= Aleem al-Razee =

Bangladeshi lawyer and politician

Abdul Aleem al-Razee was a Bangladeshi lawyer and politician.

== Early life ==
al-Razee was born in 1925 in Karatia in Nagarpur Upazila, Tangail District, East Bengal, British India. He completed a M.A. and LL.B from University of Calcutta. He earned PhD from the University of London.

== Career ==
From 1949 to 1953, al-Razee was the chairman of the Muslim Welfare Association, London. He worked as the editor of The Oriental Times based in London. In 1953, he returned from London and joined the Dhaka High Court as an advocate. In 1965, he was elected to the National Assembly of Pakistan from Mymensingh-1 as an independent candidate.

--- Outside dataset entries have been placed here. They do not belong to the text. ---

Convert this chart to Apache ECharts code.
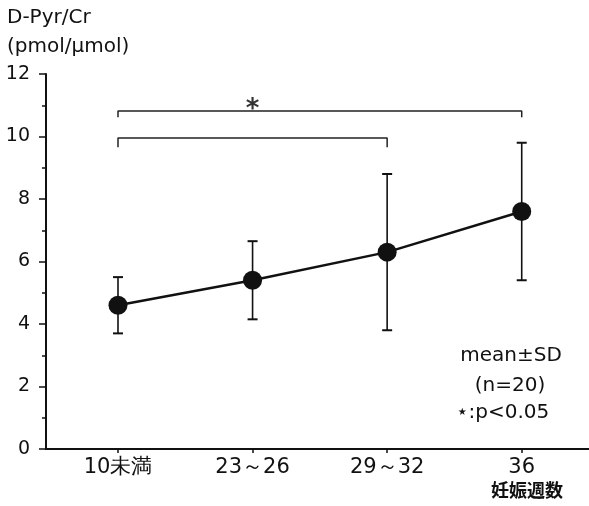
<!DOCTYPE html>
<html>
<head>
<meta charset="utf-8">
<script src="https://cdn.jsdelivr.net/npm/echarts@6/dist/echarts.min.js"></script>
<style>
  html, body { margin: 0; padding: 0; background: #fff; }
  #chart { width: 589px; height: 506px; }
</style>
</head>
<body>
<div id="chart"></div>
<script>
// 妊娠週数ごとの平均値と標準偏差
const weeks = ['10未満', '23～26', '29～32', '36'];
const means = [4.6, 5.4, 6.3, 7.6];
const sds = [0.9, 1.25, 2.5, 2.2];
const yTicks = [0, 2, 4, 6, 8, 10, 12];

// 有意差の括弧 (カテゴリ番号と高さ)
const bracketTop = [[0, 10.62], [0, 10.82], [3, 10.82], [3, 10.62]];
const bracketLow = [[0, 9.66], [0, 9.95], [2, 9.95], [2, 9.66]];
const starPos = [[1, 10.82]];

const ink = '#111';
const font = 'DejaVu Sans';

const chart = echarts.init(document.getElementById('chart'));

const meanData = means.map((m, i) => [i, m]);
const errData = means.map((m, i) => [i, m - sds[i], m + sds[i]]);

const option = {
    animation: false,
    grid: { left: 46, right: 0, top: 74, bottom: 57 },
    xAxis: {
        type: 'value',
        min: -0.535,
        max: 3.5,
        splitLine: { show: false },
        axisLine: { onZero: false, lineStyle: { color: ink, width: 2 } },
        axisTick: { customValues: [0, 1, 2, 3], length: 4, lineStyle: { color: ink, width: 1.5 } },
        axisLabel: {
            customValues: [0, 1, 2, 3],
            formatter: v => weeks[Math.round(v)],
            color: ink,
            fontSize: 21,
            fontFamily: font,
            margin: 8
        }
    },
    yAxis: {
        type: 'value',
        min: 0,
        max: 12,
        interval: 2,
        splitLine: { show: false },
        axisLine: { show: true, onZero: false, lineStyle: { color: ink, width: 2 } },
        axisTick: { show: true, length: 7, lineStyle: { color: ink, width: 1.5 } },
        minorTick: { show: true, splitNumber: 2, length: 4, lineStyle: { color: ink, width: 1.5 } },
        axisLabel: { color: ink, fontSize: 19, fontFamily: font, margin: 16 }
    },
    series: [
        {
            // エラーバー
            type: 'custom',
            data: errData,
            z: 2,
            renderItem: function (params, api) {
                const x = api.value(0);
                const lo = api.coord([x, api.value(1)]);
                const hi = api.coord([x, api.value(2)]);
                const cap = 5;
                const style = { stroke: ink, lineWidth: 1.6 };
                return {
                    type: 'group',
                    children: [
                        { type: 'line', shape: { x1: lo[0], y1: lo[1], x2: hi[0], y2: hi[1] }, style: style },
                        { type: 'line', shape: { x1: lo[0] - cap, y1: lo[1], x2: lo[0] + cap, y2: lo[1] }, style: { stroke: ink, lineWidth: 2 } },
                        { type: 'line', shape: { x1: hi[0] - cap, y1: hi[1], x2: hi[0] + cap, y2: hi[1] }, style: { stroke: ink, lineWidth: 2 } }
                    ]
                };
            }
        },
        {
            type: 'line',
            data: meanData,
            z: 3,
            symbol: 'circle',
            symbolSize: 19,
            itemStyle: { color: ink },
            lineStyle: { color: ink, width: 2.5 }
        },
        {
            type: 'line',
            data: bracketTop,
            symbol: 'none',
            lineStyle: { color: '#222', width: 1.5 }
        },
        {
            type: 'line',
            data: bracketLow,
            symbol: 'none',
            lineStyle: { color: '#222', width: 1.5 }
        },
        {
            type: 'scatter',
            data: starPos,
            symbolSize: 0,
            label: {
                show: true,
                position: 'inside',
                offset: [0, -1],
                formatter: '*',
                color: '#000',
                fontSize: 26,
                fontWeight: 'bold',
                fontFamily: font
            }
        }
    ],
    graphic: [
        { type: 'text', left: 7, top: 8, style: { text: 'D-Pyr/Cr', fontSize: 20, fontFamily: font, fill: ink } },
        { type: 'text', left: 7, top: 37, style: { text: '(pmol/μmol)', fontSize: 20, fontFamily: font, fill: ink } },
        { type: 'text', x: 511, y: 346, style: { text: 'mean±SD', fontSize: 20, fontFamily: font, fill: ink, align: 'center' } },
        { type: 'text', x: 510, y: 376, style: { text: '(n=20)', fontSize: 20, fontFamily: font, fill: ink, align: 'center' } },
        { type: 'text', x: 456, y: 403, style: { text: '⋆:p<0.05', fontSize: 20, fontFamily: font, fill: ink, align: 'left' } },
        { type: 'text', x: 527, y: 481, style: { text: '妊娠週数', fontSize: 18, fontWeight: 'bold', fontFamily: 'Noto Sans CJK JP', fill: ink, align: 'center' } }
    ]
};

chart.setOption(option);

window.addEventListener('resize', function () {
    chart.resize();
});
</script>
</body>
</html>
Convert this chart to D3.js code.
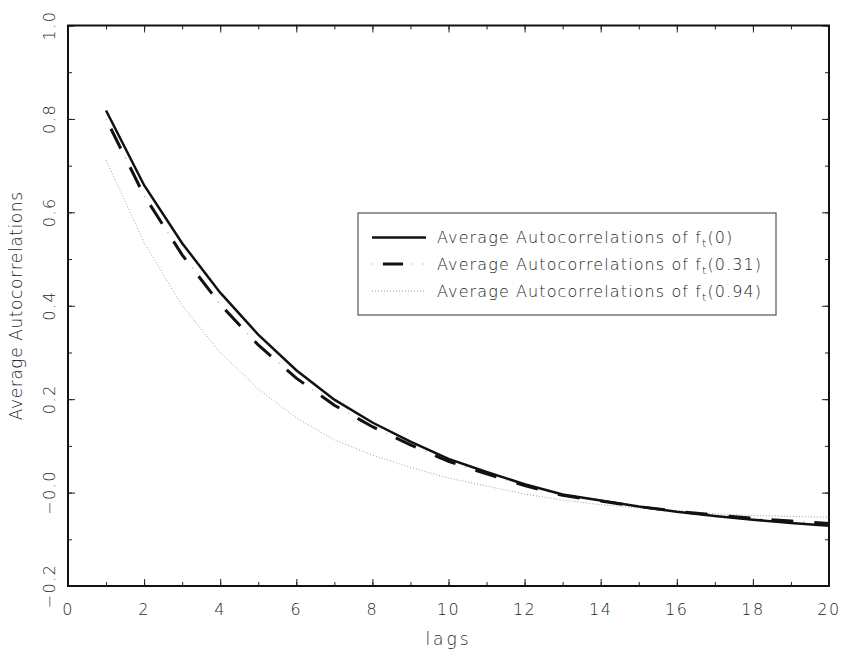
<!DOCTYPE html>
<html>
<head>
<meta charset="utf-8">
<script src="https://cdn.jsdelivr.net/npm/d3@7/dist/d3.min.js"></script>
<style>
  body { margin: 0; background: #fff; }
  text { font-family: "DejaVu Sans", sans-serif; font-weight: 200; fill: #1e1e1e; }
</style>
</head>
<body>
<svg id="chart" width="842" height="652"></svg>
<script>
'use strict';

const lags = d3.range(1, 21);
const solidVals = [0.818, 0.658, 0.534, 0.428, 0.338, 0.262, 0.199, 0.150, 0.109, 0.072,
                   0.044, 0.018, -0.004, -0.017, -0.030, -0.041, -0.050, -0.058, -0.065, -0.071];
const dashVals = [0.800, 0.636, 0.509, 0.403, 0.316, 0.245, 0.187, 0.141, 0.102, 0.067,
                  0.040, 0.015, -0.006, -0.018, -0.030, -0.040, -0.048, -0.055, -0.061, -0.066];
const dotVals = [0.712, 0.535, 0.400, 0.300, 0.222, 0.160, 0.113, 0.080, 0.054, 0.031,
                 0.014, -0.003, -0.016, -0.026, -0.033, -0.039, -0.045, -0.049, -0.051, -0.053];

const xTicks = [0, 2, 4, 6, 8, 10, 12, 14, 16, 18, 20];
const yTicks = [1.0, 0.8, 0.6, 0.4, 0.2, 0.0, -0.2];
const yTickLabels = ["1.0", "0.8", "0.6", "0.4", "0.2", "\u22120.0", "\u22120.2"];
const legendLabels = ["0", "0.31", "0.94"];

const svg = d3.select("#chart");
const plotL = 68, plotR = 829, plotT = 25.5, plotB = 586;

const x = d3.scaleLinear().domain([0, 20]).range([plotL, plotR]);
const y = d3.scaleLinear().domain([-0.2, 1.0]).range([plotB, plotT]);

// ticks on all four sides, pointing inward
const minorX = d3.range(0, 21);
const minorY = d3.range(-0.2, 1.001, 0.1);

function tickAxis(axis, pos, major, minor) {
    const g = svg.append("g").attr("transform", pos);
    g.append("g").call(axis.tickValues(minor).tickSize(-4).tickFormat(""))
        .call(s => s.select(".domain").remove());
    g.append("g").call(axis.tickValues(major).tickSize(-7).tickFormat(""))
        .call(s => s.select(".domain").remove());
    g.selectAll("line").attr("stroke", "#222").attr("stroke-width", 1);
}
tickAxis(d3.axisBottom(x), `translate(0,${plotB})`, xTicks, minorX);
tickAxis(d3.axisTop(x), `translate(0,${plotT})`, xTicks, minorX);
tickAxis(d3.axisLeft(y), `translate(${plotL},0)`, yTicks, minorY);
tickAxis(d3.axisRight(y), `translate(${plotR},0)`, yTicks, minorY);

// frame
svg.append("rect")
    .attr("x", plotL).attr("y", plotT)
    .attr("width", plotR - plotL).attr("height", plotB - plotT)
    .attr("fill", "none").attr("stroke", "#111").attr("stroke-width", 2);

// tick labels
svg.append("g").selectAll("text")
    .data(xTicks)
    .join("text")
    .attr("x", d => x(d))
    .attr("y", 615)
    .attr("text-anchor", "middle")
    .attr("font-size", 16)
    .attr("letter-spacing", 1.5)
    .text(d => d);

svg.append("g").selectAll("text")
    .data(yTicks)
    .join("text")
    .attr("transform", d => `translate(55,${y(d)}) rotate(-90)`)
    .attr("text-anchor", "middle")
    .attr("font-size", 16)
    .attr("letter-spacing", 1.5)
    .text((d, i) => yTickLabels[i]);

// axis titles
svg.append("text")
    .attr("x", x(10))
    .attr("y", 645)
    .attr("text-anchor", "middle")
    .attr("font-size", 17)
    .attr("letter-spacing", 3)
    .text("lags");

svg.append("text")
    .attr("transform", `translate(22,${y(0.4)}) rotate(-90)`)
    .attr("text-anchor", "middle")
    .attr("font-size", 17)
    .attr("letter-spacing", 0.6)
    .text("Average Autocorrelations");

// series
const line = vals => d3.line()
    .x((d, i) => x(lags[i]))
    .y(d => y(d))(vals);

svg.append("path")
    .attr("d", line(dotVals))
    .attr("fill", "none").attr("stroke", "#a0a0a0")
    .attr("stroke-width", 1).attr("stroke-dasharray", "1,2");

svg.append("path")
    .attr("d", line(dashVals))
    .attr("fill", "none").attr("stroke", "#bbb")
    .attr("stroke-width", 1.2).attr("stroke-dasharray", "1.5,41.5");
svg.append("path")
    .attr("d", line(dashVals))
    .attr("fill", "none").attr("stroke", "#111")
    .attr("stroke-width", 3).attr("stroke-dasharray", "22,21")
    .attr("stroke-dashoffset", -11);

svg.append("path")
    .attr("d", line(solidVals))
    .attr("fill", "none").attr("stroke", "#111")
    .attr("stroke-width", 2.5);

// legend
const legend = svg.append("g");
legend.append("rect")
    .attr("x", 358).attr("y", 213)
    .attr("width", 418).attr("height", 102)
    .attr("fill", "#fff").attr("stroke", "#555").attr("stroke-width", 1.2);

const rowY = [237.5, 264, 291];
legend.append("line")
    .attr("x1", 372).attr("x2", 426).attr("y1", rowY[0]).attr("y2", rowY[0])
    .attr("stroke", "#111").attr("stroke-width", 2.5);
legend.append("line")
    .attr("x1", 372).attr("x2", 426).attr("y1", rowY[1]).attr("y2", rowY[1])
    .attr("stroke", "#bbb").attr("stroke-width", 1.2).attr("stroke-dasharray", "1.5,8.5");
legend.append("line")
    .attr("x1", 383).attr("x2", 403).attr("y1", rowY[1]).attr("y2", rowY[1])
    .attr("stroke", "#fff").attr("stroke-width", 4);
legend.append("line")
    .attr("x1", 383).attr("x2", 403).attr("y1", rowY[1]).attr("y2", rowY[1])
    .attr("stroke", "#111").attr("stroke-width", 3);
legend.append("line")
    .attr("x1", 372).attr("x2", 426).attr("y1", rowY[2]).attr("y2", rowY[2])
    .attr("stroke", "#a0a0a0").attr("stroke-width", 1).attr("stroke-dasharray", "1,2");

legendLabels.forEach((lab, i) => {
    const t = legend.append("text")
        .attr("x", 437).attr("y", rowY[i] + 5.5)
        .attr("font-size", 16)
        .attr("letter-spacing", 1.1);
    t.append("tspan").text("Average Autocorrelations of f");
    t.append("tspan").attr("font-size", 11).attr("dy", 4).text("t");
    t.append("tspan").attr("dy", -4).text(`(${lab})`);
});
</script>
</body>
</html>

In 1957, al-Razee founded City Law College, Dhaka and in 1968 he founded Nagarpur Degree College. He founded Lauhati Alim al-Razi Girls' High School in his village. From 1957 to 1972 he served as the President of City Law College, Dhaka. After the Independence of Bangladesh, he joined the National Awami Party (Bhashani) but left the party in 1974. From 1974 to 1975 he served as the president of the Bangladesh Supreme Court Bar Association.

After that he taught law at the University of Dhaka. In 1976, he founded Bangladesh People's League. He edited the weekly Durbin, published from Tangail. He published a book called Musalmaner Jene Rakha Bhalo. He wrote a fictional book called On Trekking through to Arakan.

== Death ==
al-Razee died on 16 March 1985 in Dhaka, Bangladesh. His book, The Constitutional Glimpses of Martial Law in India, Pakistan and Bangladesh, was published posthumously by University Press Limited. Dr. Aleem-Al-Razee Memorial Council organizes events on the anniversary of his death.